Пауза.
Лорен завелась и учащенно дышала. Что ее больше завело, сама не знала. То ли Хьюго Мартинес, помыкающий матерью, то ли женщины, соглашающиеся на бинтование ног. Об этой процедуре она знала не много, но достаточно, чтобы ужасаться и презирать тех, кто позволял так с собой обращаться.
Она перехватила суровый взгляд врача. Обычно от одной мысли об операции на гениталиях женщины испытывают тошноту и головокружение, но зомби Фут держала себя в руках.
– Мама не похожа на себя. Папа ее бы не узнал. Он заставил бы ее покрасить волосы – зачем ему старая жена? Его бы стошнило от одного вида Хьюго, похожего на Че Гевару. Папа ненавидел коммунистов. Если бы мы были мафией, то знали бы, что делать. Вместо того, чтобы хныкать и заламывать руки. Мой брат Том должен был поговорить с Хьюго, прессануть его, предложить ему отступные, но у Тома, кажется, пропал интерес, он помешан на бесполезной судебной тяжбе.
Пауза.
Она уже говорила Фут про тяжбу с хэммондской полицией? Вроде нет. Время еще не пришло. И вообще, терапия должна быть сосредоточена на ней.
– После папиной смерти наша жизнь превратилась в кошмар. Семья разлетелась, как после Большого взрыва, нас унесло в разные стороны со скоростью света. А потом в нашей жизни появился этот Хьюго, который собирается жениться на нашей матери и отнять ее у нас. Куда его только не заносило… Китай, Индия, Африка… если с ней там случится что-нибудь ужасное, то он по закону штата Нью-Йорк унаследует половину ее состояния.
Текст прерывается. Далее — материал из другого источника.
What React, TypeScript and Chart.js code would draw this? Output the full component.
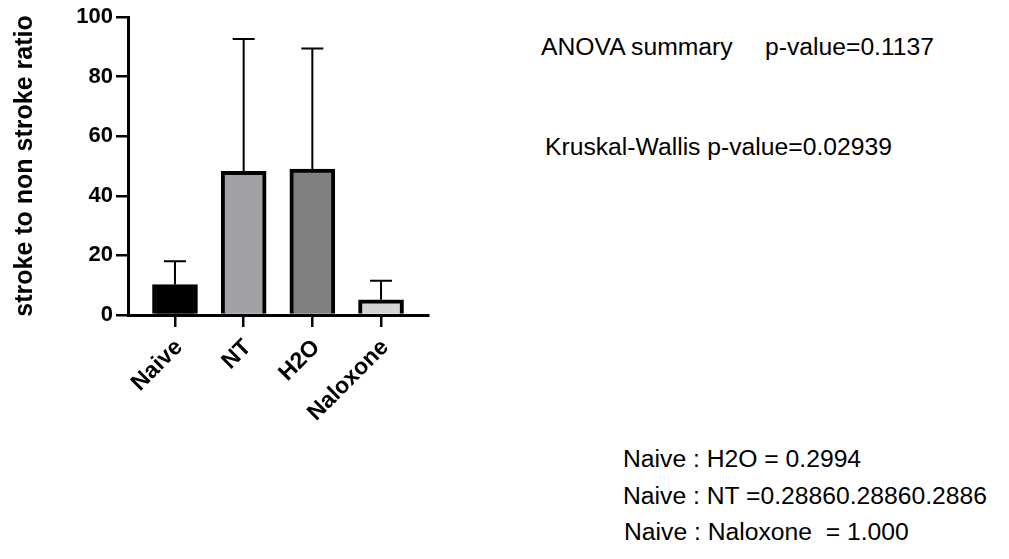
import React, { useEffect, useRef } from 'react';
import { Chart, registerables } from 'chart.js';

Chart.register(...registerables);

const categories = ['Naive', 'NT', 'H2O', 'Naloxone'];
const means = [10.2, 48.2, 49.0, 5.1];
const sdUpper = [7.8, 44.4, 40.4, 6.4];
const barColors = ['#000000', '#a2a2a6', '#808080', '#d3d3d3'];
const yTickValues = [0, 20, 40, 60, 80, 100];
const yTitle = 'stroke to non stroke ratio';
const anovaLabel = 'ANOVA summary';
const anovaP = 'p-value=0.1137';
const kwText = 'Kruskal-Wallis p-value=0.02939';
const pairTexts = ['Naive : H2O = 0.2994', 'Naive : NT =0.28860.28860.2886', 'Naive : Naloxone  = 1.000'];

const FONT = '"Liberation Sans", Arial, sans-serif';

const errorBars = {
  id: 'errorBars',
  afterDatasetsDraw(chart: any) {
    const meta = chart.getDatasetMeta(0);
    const y = chart.scales.y;
    const ctx = chart.ctx;
    ctx.save();
    ctx.strokeStyle = '#000';
    ctx.lineWidth = 2;
    meta.data.forEach((bar: any, i: number) => {
      const top = y.getPixelForValue(means[i] + sdUpper[i]);
      ctx.beginPath();
      ctx.moveTo(bar.x, bar.y);
      ctx.lineTo(bar.x, top);
      ctx.moveTo(bar.x - 11, top);
      ctx.lineTo(bar.x + 11, top);
      ctx.stroke();
    });
    ctx.restore();
  },
};

export default function App() {
  const ref = useRef<HTMLCanvasElement>(null);
  useEffect(() => {
    if (!ref.current) return;
    const chart = new Chart(ref.current, {
      type: 'bar',
      data: {
        datasets: [
          {
            data: means.map((v, i) => ({ x: i, y: v })),
            backgroundColor: barColors,
            borderColor: '#000',
            borderWidth: 4,
            barThickness: 45,
          },
        ],
      },
      options: {
        responsive: false,
        animation: false,
        layout: { padding: { top: 17, left: 0, right: 72, bottom: 0 } },
        plugins: { legend: { display: false }, tooltip: { enabled: false } },
        scales: {
          x: {
            type: 'linear',
            offset: false,
            min: -0.684,
            max: 3.684,
            afterBuildTicks: (s: any) => {
              s.ticks = categories.map((_, i) => ({ value: i }));
            },
            afterFit: (s: any) => {
              s.height = 115;
            },
            ticks: {
              autoSkip: false,
              minRotation: 45,
              maxRotation: 45,
              padding: 7,
              labelOffset: 4,
              color: '#000',
              font: { family: FONT, size: 23, weight: 'bold' },
              callback: (v: any) => categories[v] ?? '',
            },
            grid: {
              offset: false,
              drawOnChartArea: false,
              tickLength: 12,
              color: '#000',
              lineWidth: 2.5,
            },
            border: { color: '#000', width: 3 },
          },
          y: {
            min: 0,
            max: 100,
            afterBuildTicks: (s: any) => {
              s.ticks = yTickValues.map((v) => ({ value: v }));
            },
            afterFit: (s: any) => {
              s.width = 128;
            },
            ticks: {
              padding: 3,
              color: '#000',
              font: { family: FONT, size: 22, weight: 'bold' },
            },
            grid: {
              drawOnChartArea: false,
              tickLength: 12,
              color: '#000',
              lineWidth: 2.5,
            },
            border: { color: '#000', width: 3 },
            title: {
              display: true,
              text: yTitle,
              color: '#000',
              padding: { top: 10, bottom: 0 },
              font: { family: FONT, size: 25, weight: 'bold' },
            },
          },
        },
      },
      plugins: [errorBars],
    });
    return () => chart.destroy();
  }, []);

  const textStyle: React.CSSProperties = {
    position: 'absolute',
    fontFamily: FONT,
    fontSize: 24.7,
    lineHeight: '24px',
    whiteSpace: 'pre',
    color: '#000',
  };

  return (
    <div style={{ position: 'absolute', left: 0, top: 0, width: 1009, height: 559, background: '#fff', overflow: 'hidden' }}>
      <canvas ref={ref} width={500} height={430} style={{ position: 'absolute', left: 0, top: 0 }} />
      <div style={{ ...textStyle, left: 541, top: 35 }}>{anovaLabel}</div>
      <div style={{ ...textStyle, left: 765, top: 35 }}>{anovaP}</div>
      <div style={{ ...textStyle, left: 545, top: 135 }}>{kwText}</div>
      <div style={{ ...textStyle, left: 623, top: 447 }}>{pairTexts[0]}</div>
      <div style={{ ...textStyle, left: 623, top: 484 }}>{pairTexts[1]}</div>
      <div style={{ ...textStyle, left: 624, top: 520 }}>{pairTexts[2]}</div>
    </div>
  );
}
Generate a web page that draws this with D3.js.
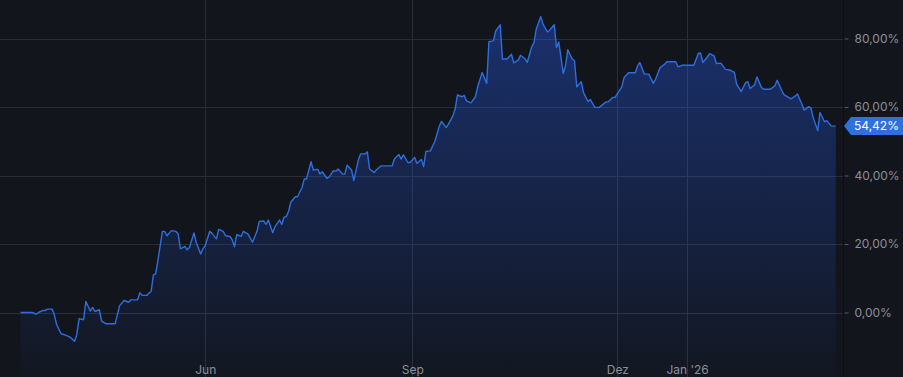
<!DOCTYPE html>
<html>
<head>
<meta charset="utf-8">
<script src="https://cdn.jsdelivr.net/npm/d3@7"></script>
<style>
  html, body { margin: 0; padding: 0; background: #12151c; }
  svg { display: block; font-family: Inter, "Noto Sans", sans-serif; }
</style>
</head>
<body>
<svg width="903" height="377"></svg>
<script>
'use strict';

// days since 2025-03-11 and performance in %
var days = [0,5,7,8,10,11,12,14,15,16,18,20,22,24,25,26,28,29,31,32,33,35,36,38,42,44,46,48,49,52,
	53,54,56,58,59,60,61,63,64,65,67,69,70,71,73,74,75,77,78,80,81,82,84,85,87,88,90,91,93,94,
	95,96,98,99,101,103,105,106,108,109,110,112,113,115,116,117,118,119,120,122,123,125,126,127,129,130,132,133,134,136,
	137,139,140,141,143,144,145,147,148,150,151,153,154,155,157,158,160,165,166,168,169,170,172,173,175,176,178,179,180,182,
	184,186,187,189,190,192,193,194,196,197,198,200,202,203,205,207,208,210,211,213,214,216,218,219,221,222,224,225,227,228,
	229,231,232,234,235,237,238,239,241,242,243,245,246,247,249,250,252,253,255,257,260,261,263,264,267,268,270,273,274,275,
	277,279,281,282,284,286,287,291,292,294,299,301,302,303,305,306,308,309,311,313,315,317,318,320,322,323,324,326,327,329,
	330,333,335,336,338,339,341,342,344,345,347,348,350,351,352,354,355,357,358,360,362];

var values = [0,0,-0.5,0,0.6,0.6,1.0,1.0,-0.6,-3.5,-6.2,-6.6,-7.2,-8.4,-6.4,-1.8,-2.1,3.2,0.4,1.5,0.3,0.8,-2.5,-3.3,-3.3,2.0,3.5,3.0,3.7,3.7,
	5.8,5.0,5.0,6.2,11.0,11.3,15.2,23.7,23.7,22.4,23.9,23.7,22.9,18.6,19.3,18.3,19.0,23.2,20.5,17.1,18.6,19.5,23.7,23.1,21.5,24.3,23.7,22.4,22.2,21.2,
	19.2,22.7,22.2,23.7,22.9,20.5,23.7,26.6,26.7,25.7,27.0,23.3,25.1,27.0,25.7,27.8,28.0,29.5,32.2,33.8,33.8,36.5,39.0,39.0,44.0,41.6,41.8,40.4,41.1,39.2,
	39.5,41.4,41.2,41.9,40.4,40.4,43.0,41.6,38.5,44.5,46.3,46.3,46.9,41.9,40.9,41.6,42.8,42.8,44.8,46.1,44.8,46.0,43.8,43.8,45.3,43.5,44.7,42.6,47.0,47.2,
	50.0,54.5,55.8,54.0,55.0,57.4,59.4,63.5,63.0,63.4,61.8,61.2,63.0,65.9,70.1,66.9,79.1,79.3,82.2,84.0,74.0,74.0,75.4,72.9,73.7,75.1,74.1,73.0,77.6,78.8,
	82.7,86.4,84.2,81.9,82.5,84.0,77.4,79.0,69.8,72.0,76.7,74.0,73.5,65.9,67.4,64.2,61.6,62.2,59.9,59.9,61.5,61.5,62.8,62.8,65.9,68.6,70.0,70.0,72.0,73.0,
	69.6,69.6,66.9,68.1,71.5,72.5,73.2,73.2,71.7,72.2,72.2,75.7,75.7,73.0,74.6,75.6,74.9,72.7,72.8,71.0,70.8,70.1,66.7,64.5,67.1,67.4,65.4,66.5,68.8,65.7,
	65.2,65.2,66.2,67.8,64.9,63.6,62.8,62.4,63.2,63.8,60.8,59.1,60.1,59.7,56.9,53.1,58.4,55.7,56.0,54.5,54.42];

var yTicks = [0, 20, 40, 60, 80];
var xTickDates = [new Date(2025,5,1), new Date(2025,8,1), new Date(2025,11,1), new Date(2026,0,1)];
var xTickLabels = ['Jun', 'Sep', 'Dez', 'Jan \'26'];

var start = new Date(2025, 2, 11);
var data = days.map(function(d, i){
	return { date: d3.timeDay.offset(start, d), value: values[i] };
});

var de = d3.formatLocale({decimal: ',', thousands: '.', grouping: [3], currency: ['', '€']});
var fmt = function(v){ return de.format('.2f')(v) + '%'; };

var svg = d3.select('svg');
var width = +svg.attr('width');
var height = +svg.attr('height');
var plotRight = 843;

var x = d3.scaleTime().domain([new Date(2025,5,1), new Date(2026,0,1)]).range([205.2, 687.1]);
var y = d3.scaleLinear().domain([0, 80]).range([312.5, 38.5]);

var defs = svg.append('defs');
var grad = defs.append('linearGradient')
	.attr('id', 'fill')
	.attr('gradientUnits', 'userSpaceOnUse')
	.attr('x1', 0).attr('x2', 0)
	.attr('y1', y(d3.max(values))).attr('y2', height);
grad.append('stop').attr('offset', 0).attr('stop-color', '#2962ff').attr('stop-opacity', 0.36);
grad.append('stop').attr('offset', 1).attr('stop-color', '#2962ff').attr('stop-opacity', 0.02);

// grid
svg.append('g')
	.selectAll('line')
	.data(yTicks).enter()
	.append('line')
	.attr('x1', 0).attr('x2', plotRight)
	.attr('y1', function(d){ return Math.round(y(d)) + 0.5; })
	.attr('y2', function(d){ return Math.round(y(d)) + 0.5; })
	.attr('stroke', '#2a2e38');

svg.append('g')
	.selectAll('line')
	.data(xTickDates).enter()
	.append('line')
	.attr('x1', function(d){ return Math.round(x(d)) + 0.5; })
	.attr('x2', function(d){ return Math.round(x(d)) + 0.5; })
	.attr('y1', 0).attr('y2', height)
	.attr('stroke', '#2a2e38');

// area + line
var area = d3.area()
	.x(function(d){ return x(d.date); })
	.y0(height)
	.y1(function(d){ return y(d.value); });

var line = d3.line()
	.x(function(d){ return x(d.date); })
	.y(function(d){ return y(d.value); });

svg.append('path')
	.datum(data)
	.attr('d', area)
	.attr('fill', 'url(#fill)');

svg.append('path')
	.datum(data)
	.attr('d', line)
	.attr('fill', 'none')
	.attr('stroke', '#2d6ee0')
	.attr('stroke-width', 1.4)
	.attr('stroke-linejoin', 'round');

// right axis
svg.append('line')
	.attr('x1', plotRight + 0.5).attr('x2', plotRight + 0.5)
	.attr('y1', 0).attr('y2', height)
	.attr('stroke', '#0b0d12');

var yAxis = svg.append('g')
	.attr('transform', 'translate(' + (plotRight + 1.5) + ',0)')
	.call(d3.axisRight(y).tickValues(yTicks).tickSize(4).tickPadding(6).tickFormat(fmt));
yAxis.select('.domain').remove();
yAxis.selectAll('line').attr('stroke', '#555a66');
yAxis.selectAll('text').attr('fill', '#8c9099').style('font-size', '12px').style('font-family', 'Inter, sans-serif');

var xAxis = svg.append('g')
	.attr('transform', 'translate(0,365)')
	.call(d3.axisBottom(x).tickValues(xTickDates).tickSize(0).tickPadding(0)
		.tickFormat(function(d, i){ return xTickLabels[i]; }));
xAxis.select('.domain').remove();
xAxis.selectAll('text').attr('fill', '#8c9099').style('font-size', '12px').style('font-family', 'Inter, sans-serif');

// last value label
var last = data[data.length - 1];
var ly = y(last.value);
svg.append('path')
	.attr('d', 'M' + (plotRight + 1) + ',' + ly +
		'L' + (plotRight + 8) + ',' + (ly - 9) +
		'L' + width + ',' + (ly - 9) +
		'L' + width + ',' + (ly + 9) +
		'L' + (plotRight + 8) + ',' + (ly + 9) + 'Z')
	.attr('fill', '#2f6fde');

svg.append('text')
	.attr('x', 854)
	.attr('y', ly)
	.attr('dy', '0.35em')
	.attr('fill', '#ffffff')
	.style('font-size', '12px')
	.text(fmt(last.value));
</script>
</body>
</html>
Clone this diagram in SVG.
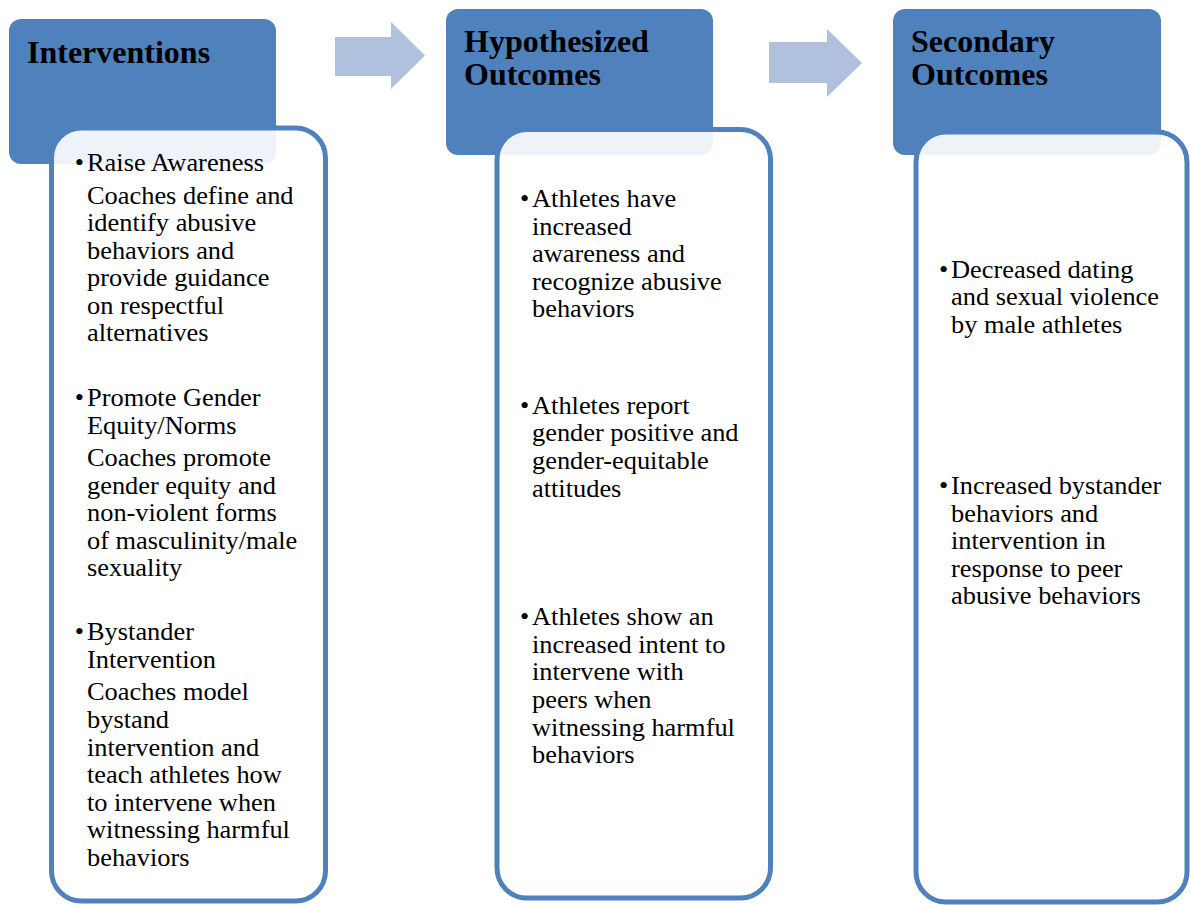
<svg xmlns="http://www.w3.org/2000/svg" width="1190" height="905" viewBox="0 0 1190 905">
<style>
.hdr{fill:#4F81BD}
.box{fill:#FFFFFF;fill-opacity:0.9;stroke:#4F81BD;stroke-width:5}
.arr{fill:#AFC1DD}
.ht{font-family:"Liberation Serif","Times New Roman",serif;font-weight:bold;font-size:32px;fill:#000}
.bt text{font-family:"Liberation Serif","Times New Roman",serif;font-size:25px;fill:#000}
</style>
<rect width="1190" height="905" fill="#FFFFFF"/>
<g id="connectors">
<polygon class="arr" points="335,37 391,37 391,22 425,55.5 391,89 391,76 335,76"/>
<polygon class="arr" points="769,42 827,42 827,29 862,63 827,97 827,83 769,83"/>
</g>
<g id="node-interventions">
<rect class="hdr" x="9" y="19" width="267" height="145" rx="12"/>
<text class="ht" x="27" y="63">Interventions</text>
<rect class="box" x="51.5" y="128" width="274" height="773" rx="30"/>
<g transform="translate(87 0) scale(1.056 1)" class="bt">
<text x="-11.5" y="171">•</text>
<text x="0" y="171">Raise Awareness</text>
<text x="0" y="204">Coaches define and</text>
<text x="0" y="231.5">identify abusive</text>
<text x="0" y="259">behaviors and</text>
<text x="0" y="286.5">provide guidance</text>
<text x="0" y="314">on respectful</text>
<text x="0" y="341.5">alternatives</text>
<text x="-11.5" y="406">•</text>
<text x="0" y="406">Promote Gender</text>
<text x="0" y="434">Equity/Norms</text>
<text x="0" y="466">Coaches promote</text>
<text x="0" y="494">gender equity and</text>
<text x="0" y="521">non-violent forms</text>
<text x="0" y="549">of masculinity/male</text>
<text x="0" y="576">sexuality</text>
<text x="-11.5" y="640">•</text>
<text x="0" y="640">Bystander</text>
<text x="0" y="668">Intervention</text>
<text x="0" y="700">Coaches model</text>
<text x="0" y="728">bystand</text>
<text x="0" y="756">intervention and</text>
<text x="0" y="783">teach athletes how</text>
<text x="0" y="811">to intervene when</text>
<text x="0" y="838">witnessing harmful</text>
<text x="0" y="866">behaviors</text>
</g>
</g>
<g id="node-hypothesized">
<rect class="hdr" x="446" y="9" width="267" height="146" rx="12"/>
<text class="ht" x="464" y="52">Hypothesized</text>
<text class="ht" x="464" y="85">Outcomes</text>
<rect class="box" x="497" y="129.5" width="273.5" height="768.5" rx="30"/>
<g transform="translate(532 0) scale(1.056 1)" class="bt">
<text x="-11.4" y="207">•</text>
<text x="0" y="207">Athletes have</text>
<text x="0" y="235">increased</text>
<text x="0" y="262">awareness and</text>
<text x="0" y="290">recognize abusive</text>
<text x="0" y="317">behaviors</text>
<text x="-11.4" y="414">•</text>
<text x="0" y="414">Athletes report</text>
<text x="0" y="441">gender positive and</text>
<text x="0" y="469">gender-equitable</text>
<text x="0" y="497">attitudes</text>
<text x="-11.4" y="625">•</text>
<text x="0" y="625">Athletes show an</text>
<text x="0" y="653">increased intent to</text>
<text x="0" y="680">intervene with</text>
<text x="0" y="708">peers when</text>
<text x="0" y="736">witnessing harmful</text>
<text x="0" y="763">behaviors</text>
</g>
</g>
<g id="node-secondary">
<rect class="hdr" x="893" y="9" width="268" height="146" rx="12"/>
<text class="ht" x="911" y="52">Secondary</text>
<text class="ht" x="911" y="85">Outcomes</text>
<rect class="box" x="916" y="132" width="271" height="770" rx="30"/>
<g transform="translate(951 0) scale(1.056 1)" class="bt">
<text x="-11.4" y="278">•</text>
<text x="0" y="278">Decreased dating</text>
<text x="0" y="305">and sexual violence</text>
<text x="0" y="333">by male athletes</text>
<text x="-11.4" y="494">•</text>
<text x="0" y="494">Increased bystander</text>
<text x="0" y="522">behaviors and</text>
<text x="0" y="549">intervention in</text>
<text x="0" y="577">response to peer</text>
<text x="0" y="604">abusive behaviors</text>
</g>
</g>
</svg>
Ну и пусть проваливает с ней вместе из нашего дома!
Пауза.
– Я же не ревную, доктор. Почему вы на меня так смотрите?
Во тьме замерцал чей-то облик. Сначала она подумала, что это Лэнгли, начальник школ, пришел сказать, что он передумал и она остается на своем месте. Но потом лицо проступило четче, и она поняла, что это Уайти.
Я хочу тебе помочь, Лоренка. Времени у меня теперь хоть отбавляй. Мне жаль, что я не видел, куда ты идешь, пока я был… ну, ты поняла… пока я был жив.
Ты не была злой девочкой. Мне так кажется. Но в какой-то момент что-то пошло не так. Может, и я в этом виноват. Однажды твоя мама схватила меня за руки… тебе было лет одиннадцать… Джессалин, сдерживая слезы, сказала мне: «У меня нехорошие предчувствия по поводу нашей средней дочери, Уайти. Мне кажется, у нее что-то пошло не так».
Я считаю, дорогая, что твоему кровожадному сердцу пора сказать «стоп!».
Отец желал ее смерти.
Хотел, чтобы она с ним воссоединилась. Таким образом Лорен (которую он любил больше других) стала бы первой из детей Маккларенов.
В паутинной ночной логике это казалось самоочевидным. А вот средь бела дня, когда ее слепило солнце и она себя чувствовала влажным белым моллюском, дрожащим в своей раковине и потому приоткрывающим ее, чтобы впустить острый лучик света, все выглядело уже не так однозначно.